→ **Written instruction**
Omit pictures and quote the listing below line by line, from its start through the line that holds "W, H = 1479, 965".

→ **Recorded information**
[start]

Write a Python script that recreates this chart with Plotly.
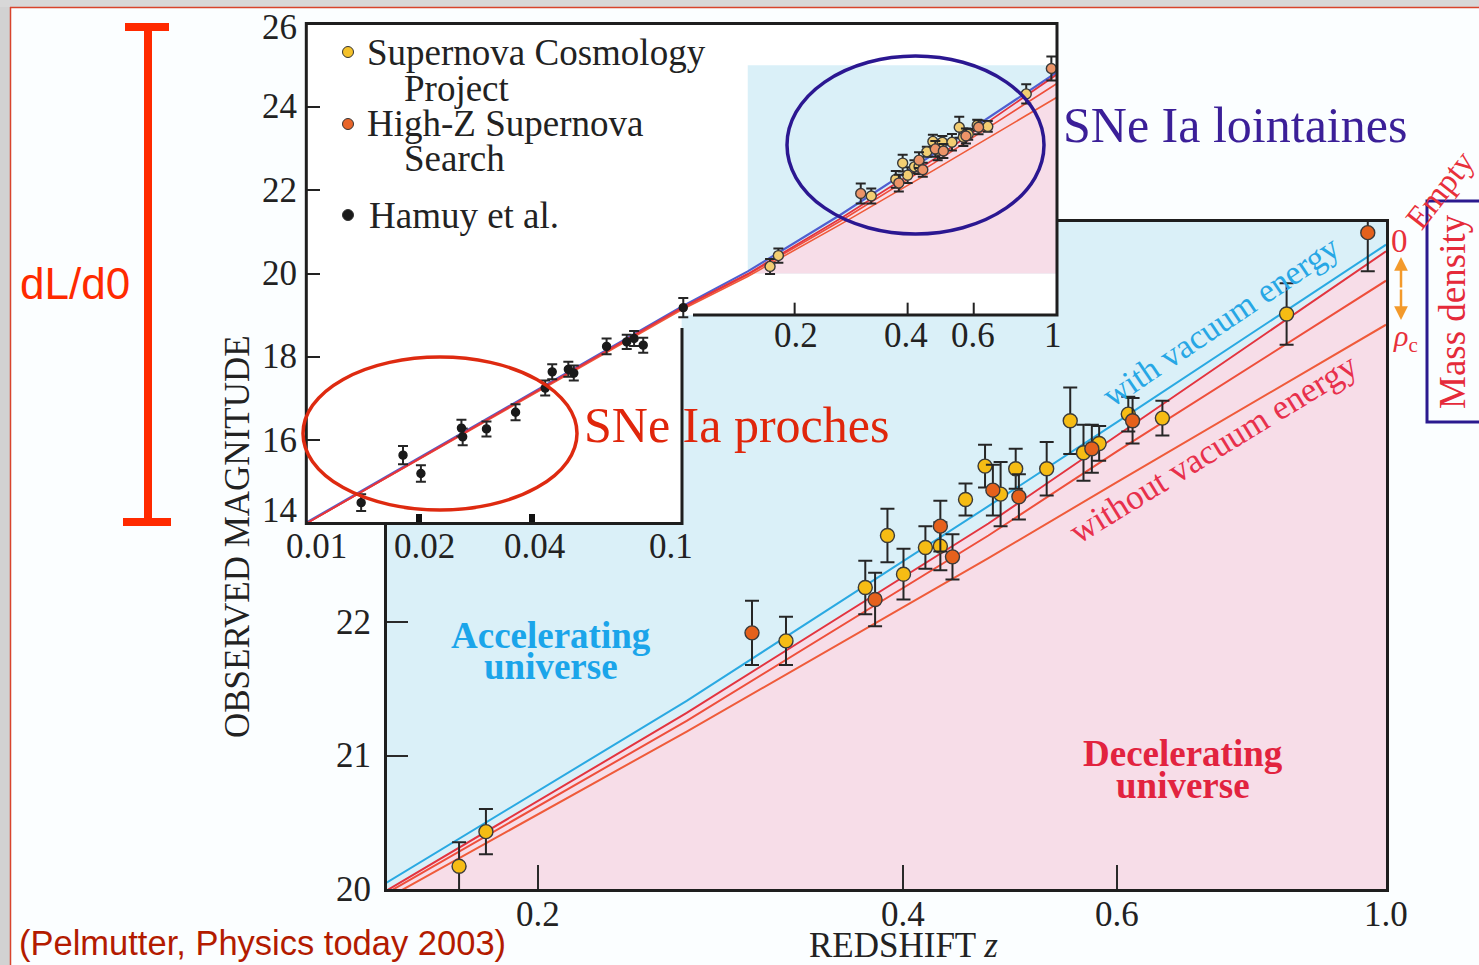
import math
import plotly.graph_objects as go

W, H = 1479, 965

# ---------------- data ----------------
# Supernova Cosmology Project (yellow)
scp_z = [0.172, 0.181, 0.320, 0.372, 0.388, 0.400, 0.417, 0.429, 0.450, 0.467,
         0.481, 0.495, 0.525, 0.549, 0.563, 0.580, 0.613, 0.654, 0.828]
scp_mag = [20.17, 20.43, 21.86, 22.26, 22.65, 22.36, 22.56, 22.57, 22.92, 23.17,
           22.96, 23.15, 23.15, 23.51, 23.27, 23.34, 23.56, 23.53, 24.31]
scp_err = [0.18, 0.17, 0.18, 0.20, 0.20, 0.19, 0.16, 0.18, 0.12, 0.16,
           0.24, 0.15, 0.20, 0.25, 0.21, 0.13, 0.13, 0.13, 0.23]

# High-Z Supernova Search (orange)
hz_z = [0.300, 0.379, 0.429, 0.439, 0.474, 0.498, 0.572, 0.618, 0.966]
hz_mag = [21.92, 22.17, 22.72, 22.49, 22.99, 22.94, 23.30, 23.51, 24.92]
hz_err = [0.24, 0.20, 0.19, 0.17, 0.19, 0.17, 0.18, 0.17, 0.29]

# Hamuy et al. (black, nearby)
hamuy_z = [0.0140, 0.0181, 0.0202, 0.0259, 0.0261, 0.0302, 0.0361, 0.0433, 0.0452,
           0.0499, 0.0516, 0.0631, 0.0714, 0.0747, 0.0790, 0.101]
hamuy_mag = [14.50, 15.64, 15.20, 16.29, 16.08, 16.27, 16.67, 17.25, 17.64,
             17.70, 17.61, 18.25, 18.36, 18.44, 18.28, 19.18]
hamuy_err = [0.20, 0.22, 0.20, 0.20, 0.20, 0.18, 0.19, 0.18, 0.18,
             0.18, 0.18, 0.19, 0.17, 0.18, 0.18, 0.23]

# model curves
model_z = [0.01, 0.1, 0.15, 0.265, 0.47, 0.6, 1.0]
mag_vacuum = [14.02, 19.20, 20.05, 21.41, 22.87, 23.50, 24.83]
mag_empty = [14.00, 19.18, 19.99, 21.32, 22.74, 23.40, 24.78]
mag_low = [14.00, 19.16, 19.97, 21.26, 22.65, 23.28, 24.56]
mag_crit = [14.00, 19.13, 19.93, 21.18, 22.48, 23.05, 24.23]

# axes
main_z_range = [0.15, 1.0]
main_m_range = [20, 25]
inset_z_range = [0.01, 1.0]
inset_m_range = [14, 26]
notch_z, notch_m = 0.1, 19

main_xticks = [0.2, 0.4, 0.6, 1.0]
main_xtick_text = ["0.2", "0.4", "0.6", "1.0"]
main_yticks = [20, 21, 22]
inset_yticks = [14, 16, 18, 20, 22, 24, 26]
inset_xticks_low = [0.01, 0.02, 0.04, 0.1]
inset_xticks_low_text = ["0.01", "0.02", "0.04", "0.1"]
inset_xticks_high = [0.2, 0.4, 0.6, 1.0]
inset_xticks_high_text = ["0.2", "0.4", "0.6", "1"]

# ---------------- style ----------------
SERIF = "Liberation Serif"
SANS = "Liberation Sans"
BLUE_BG = "#DAF0F8"
PINK_BG = "#F7DDE8"
C_VAC = "#2AA9E2"
C_EMPTY = "#E3343F"
C_LOW = "#EE4F3B"
C_CRIT = "#EF5B3A"
C_SCP = "#F6BC14"
C_HZ = "#E5611C"
C_SCP_PALE = "#F2CE72"
C_HZ_PALE = "#EC9468"
INK = "#1e1e1e"

L = math.log10


def X(p):
    return p / W


def Y(p):
    return 1 - p / H


MAIN_DOM_X = [X(387), X(1386)]
MAIN_DOM_Y = [Y(889), Y(222)]
INSET_DOM_X = [X(306.3), X(1057)]
INSET_DOM_Y = [Y(523.5), Y(23.5)]

fig = go.Figure()


def poly(xs, ys, color, xa, ya):
    return go.Scatter(x=xs, y=ys, mode="lines", fill="toself", fillcolor=color,
                      line=dict(width=0), hoverinfo="skip", showlegend=False,
                      xaxis=xa, yaxis=ya)


def curve(ys, color, width, xa, ya):
    return go.Scatter(x=model_z, y=ys, mode="lines", line=dict(color=color, width=width),
                      hoverinfo="skip", showlegend=False, xaxis=xa, yaxis=ya)


def points(zs, ms, es, color, size, xa, ya, cap, edge="#3a3a3a"):
    return go.Scatter(x=zs, y=ms, mode="markers",
                      error_y=dict(type="data", array=es, color="#262626", thickness=2, width=cap),
                      marker=dict(size=size, color=color, line=dict(color=edge, width=1.4)),
                      hoverinfo="skip", showlegend=False, xaxis=xa, yaxis=ya)


# pink (decelerating) polygon below the empty-universe curve
pz = [z for z in model_z if z >= main_z_range[0]]
pm = [m for z, m in zip(model_z, mag_empty) if z >= main_z_range[0]]
pink_x = pz + [main_z_range[1], main_z_range[0]]
pink_y = pm + [main_m_range[0], main_m_range[0]]

# ---------------- main panel ----------------
z0, z1 = main_z_range
m0, m1 = main_m_range
fig.add_trace(poly([z0, z1, z1, z0, z0], [m0, m0, m1, m1, m0], BLUE_BG, "x", "y"))
fig.add_trace(poly(pink_x, pink_y, PINK_BG, "x", "y"))
fig.add_trace(curve(mag_crit, C_CRIT, 2, "x", "y"))
fig.add_trace(curve(mag_low, C_LOW, 2, "x", "y"))
fig.add_trace(curve(mag_empty, C_EMPTY, 2, "x", "y"))
fig.add_trace(curve(mag_vacuum, C_VAC, 2, "x", "y"))
fig.add_trace(points(scp_z, scp_mag, scp_err, C_SCP, 14, "x", "y", 7))
fig.add_trace(points(hz_z, hz_mag, hz_err, C_HZ, 14, "x", "y", 7))

# ---------------- inset panel ----------------
iz0, iz1 = inset_z_range
im0, im1 = inset_m_range
fig.add_trace(poly([iz0, notch_z, notch_z, iz1, iz1, iz0, iz0],
                   [im0, im0, notch_m, notch_m, im1, im1, im0], "#FFFFFF", "x2", "y2"))
fig.add_trace(poly([z0, z1, z1, z0, z0], [m0, m0, m1, m1, m0], BLUE_BG, "x2", "y2"))
fig.add_trace(poly(pink_x, pink_y, PINK_BG, "x2", "y2"))
fig.add_trace(curve(mag_vacuum, "#4F5FD0", 2.2, "x2", "y2"))
fig.add_trace(curve(mag_crit, C_CRIT, 1.6, "x2", "y2"))
fig.add_trace(curve(mag_low, C_LOW, 1.6, "x2", "y2"))
fig.add_trace(curve(mag_empty, C_EMPTY, 1.8, "x2", "y2"))
fig.add_trace(points(hamuy_z, hamuy_mag, hamuy_err, "#1a1a1a", 8, "x2", "y2", 5, edge="#1a1a1a"))
fig.add_trace(points(scp_z, scp_mag, scp_err, C_SCP_PALE, 10, "x2", "y2", 5))
fig.add_trace(points(hz_z, hz_mag, hz_err, C_HZ_PALE, 10, "x2", "y2", 5))

axis_common = dict(showgrid=False, zeroline=False, showticklabels=False, fixedrange=True)
fig.update_layout(
    width=W, height=H, autosize=False,
    margin=dict(l=0, r=0, t=0, b=0),
    paper_bgcolor="#FBFEFF", plot_bgcolor="rgba(0,0,0,0)",
    showlegend=False,
    xaxis=dict(domain=MAIN_DOM_X, anchor="y", type="log", range=[L(z0), L(z1)],
               showline=True, mirror=True, linecolor=INK, linewidth=3,
               ticks="inside", tickvals=main_xticks[:-1], ticklen=24, tickwidth=2,
               tickcolor="#2a2a2a", **axis_common),
    yaxis=dict(domain=MAIN_DOM_Y, anchor="x", range=[m0, m1],
               showline=True, mirror=True, linecolor=INK, linewidth=3,
               ticks="inside", tickvals=main_yticks, ticklen=21, tickwidth=2,
               tickcolor="#2a2a2a", **axis_common),
    xaxis2=dict(domain=INSET_DOM_X, anchor="y2", type="log", range=[L(iz0), L(iz1)],
                showline=False, ticks="inside", tickvals=inset_xticks_low[1:3],
                ticklen=10, tickwidth=6, tickcolor="#111111", **axis_common),
    yaxis2=dict(domain=INSET_DOM_Y, anchor="x2", range=[im0, im1],
                showline=False, ticks="inside", tickvals=inset_yticks[1:-1],
                ticklen=14, tickwidth=2, tickcolor="#222222", **axis_common),
)

# ---------------- shapes ----------------
shapes = []
# page border / shadow
shapes.append(dict(type="rect", xref="paper", yref="paper", x0=0, x1=X(10), y0=0, y1=1,
                   fillcolor="#D2D2D2", line=dict(width=0), layer="below"))
shapes.append(dict(type="rect", xref="paper", yref="paper", x0=0, x1=1, y0=Y(7), y1=1,
                   fillcolor="#D8D8D8", line=dict(width=0), layer="below"))
shapes.append(dict(type="line", xref="paper", yref="paper", x0=X(10.5), x1=X(10.5), y0=0, y1=Y(7),
                   line=dict(color="#D8442C", width=1.5), layer="below"))
shapes.append(dict(type="line", xref="paper", yref="paper", x0=X(10), x1=1, y0=Y(7.5), y1=Y(7.5),
                   line=dict(color="#D8442C", width=1.5), layer="below"))

# inset frame (L shape)
frame_pts = [(693, 315), (1057, 315), (1057, 23.5), (306.3, 23.5), (306.3, 523.5),
             (682, 523.5), (682, 328)]
path = "M " + " L ".join(f"{X(a):.5f},{Y(b):.5f}" for a, b in frame_pts)
shapes.append(dict(type="path", xref="paper", yref="paper", path=path,
                   line=dict(color=INK, width=3), layer="above"))
# inset ticks on the notch edge
span = L(iz1) - L(iz0)
for v in inset_xticks_high[:-1]:
    f = (L(v) - L(iz0)) / span
    shapes.append(dict(type="line", xref="x2 domain", yref="y2", x0=f, x1=f,
                       y0=notch_m, y1=notch_m + 0.3, line=dict(color="#222222", width=2),
                       layer="above"))
# ellipses
shapes.append(dict(type="circle", xref="paper", yref="paper", x0=X(303), x1=X(577),
                   y0=Y(510), y1=Y(357), line=dict(color="#DE2A10", width=3.5), layer="above"))
shapes.append(dict(type="circle", xref="paper", yref="paper", x0=X(787), x1=X(1044),
                   y0=Y(234), y1=Y(56), line=dict(color="#2B1791", width=3.5), layer="above"))
# legend markers
for cy, col in [(52, "#F4C12A"), (124, "#E8652A"), (215, "#1a1a1a")]:
    shapes.append(dict(type="circle", xref="paper", yref="paper", x0=X(342.5), x1=X(353.5),
                       y0=Y(cy + 5.5), y1=Y(cy - 5.5), fillcolor=col,
                       line=dict(color="#333333", width=1), layer="above"))
# dL/d0 bar
RED = "#FF2A00"
shapes.append(dict(type="line", xref="paper", yref="paper", x0=X(148), x1=X(148), y0=Y(26), y1=Y(523),
                   line=dict(color=RED, width=8), layer="above"))
shapes.append(dict(type="line", xref="paper", yref="paper", x0=X(125), x1=X(169), y0=Y(27), y1=Y(27),
                   line=dict(color=RED, width=8), layer="above"))
shapes.append(dict(type="line", xref="paper", yref="paper", x0=X(123), x1=X(171), y0=Y(522), y1=Y(522),
                   line=dict(color=RED, width=8), layer="above"))
# mass density box
shapes.append(dict(type="rect", xref="paper", yref="paper", x0=X(1427), x1=X(1495), y0=Y(422), y1=Y(201),
                   line=dict(color="#2B1A8F", width=3), layer="above"))
fig.update_layout(shapes=shapes)

# ---------------- annotations ----------------
anns = []


def ann(text, x, y, size, color="#222222", xref="paper", yref="paper", xanchor="center",
        yanchor="middle", angle=0, family=SERIF, xshift=0, yshift=0):
    anns.append(dict(text=text, x=x, y=y, xref=xref, yref=yref, xanchor=xanchor,
                     yanchor=yanchor, textangle=angle, showarrow=False,
                     font=dict(family=family, size=size, color=color),
                     xshift=xshift, yshift=yshift))


# main tick labels
for v, t in zip(main_xticks, main_xtick_text):
    ann(t, L(v), Y(914), 35, xref="x")
for v in main_yticks:
    ann(str(v), X(373), v, 35, yref="y", xanchor="right")
# inset tick labels
for v in inset_yticks:
    ys = 13 if v == inset_m_range[0] else (-4 if v == inset_m_range[1] else 0)
    ann(str(v), X(299), v, 35, yref="y2", xanchor="right", yshift=ys)
for v, t, s in zip(inset_xticks_low, inset_xticks_low_text, [10, 5, 2, -11]):
    ann(t, L(v), Y(546), 35, xref="x2", xshift=s)
for v, t, s in zip(inset_xticks_high, inset_xticks_high_text, [1, -2, -1, -4]):
    ann(t, L(v), Y(336), 35, xref="x2", xshift=s)

# axis titles
ann("OBSERVED MAGNITUDE", X(237), Y(537), 35, angle=-90)
ann("REDSHIFT <i>z</i>", X(903), Y(945), 35)

# legend text
ann("Supernova Cosmology", X(365), Y(52), 37, xanchor="left")
ann("Project", X(402), Y(88), 37, xanchor="left")
ann("High-Z Supernova", X(365), Y(124), 37, xanchor="left")
ann("Search", X(402), Y(158), 37, xanchor="left")
ann("Hamuy et al.", X(367), Y(215), 37, xanchor="left")

# region labels
ann("<b>Accelerating</b>", X(551), Y(635), 37, color="#1BA5EA")
ann("<b>universe</b>", X(551), Y(666), 37, color="#1BA5EA")
ann("<b>Decelerating</b>", X(1183), Y(753), 37, color="#E2233F")
ann("<b>universe</b>", X(1183), Y(785), 37, color="#E2233F")
ann("with vacuum energy", X(1220), Y(321), 34, color="#27A7E5", angle=-34)
ann("without vacuum energy", X(1213), Y(448), 35, color="#E8304C", angle=-31.5)

# callouts
ann("SNe Ia proches", X(736), Y(425), 50, color="#E0260B")
ann("SNe Ia lointaines", X(1235), Y(125), 50, color="#3B1F98")

# right side
ann("0", X(1399), Y(241), 33, color="#E8303A")
ann("Empty", X(1440), Y(190), 33, color="#E8303A", angle=-52)
ann("<i>ρ</i><sub>c</sub>", X(1405), Y(338), 30, color="#E8303A")
ann("Mass density", X(1452), Y(312), 37, color="#E52A3A", angle=-90)

# dL/d0 + citation
ann("dL/d0", X(75), Y(283), 44, color=RED, family=SANS)
ann("(Pelmutter, Physics today 2003)", X(17), Y(943), 34.5, color="#B31B00",
    xanchor="left", family=SANS)

# orange double arrow
for yh, ay in [(257, 32), (320, -32)]:
    anns.append(dict(text="", x=X(1401), y=Y(yh), xref="paper", yref="paper",
                     showarrow=True, ax=0, ay=ay, arrowhead=2, arrowsize=1.1,
                     arrowwidth=2.5, arrowcolor="#F39A2B", standoff=0))

fig.update_layout(annotations=anns)

fig.write_html("out.html")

[end]

→ **Result for this exercise**
Write a Python script that recreates this chart with Plotly.
import math
import plotly.graph_objects as go

W, H = 1479, 965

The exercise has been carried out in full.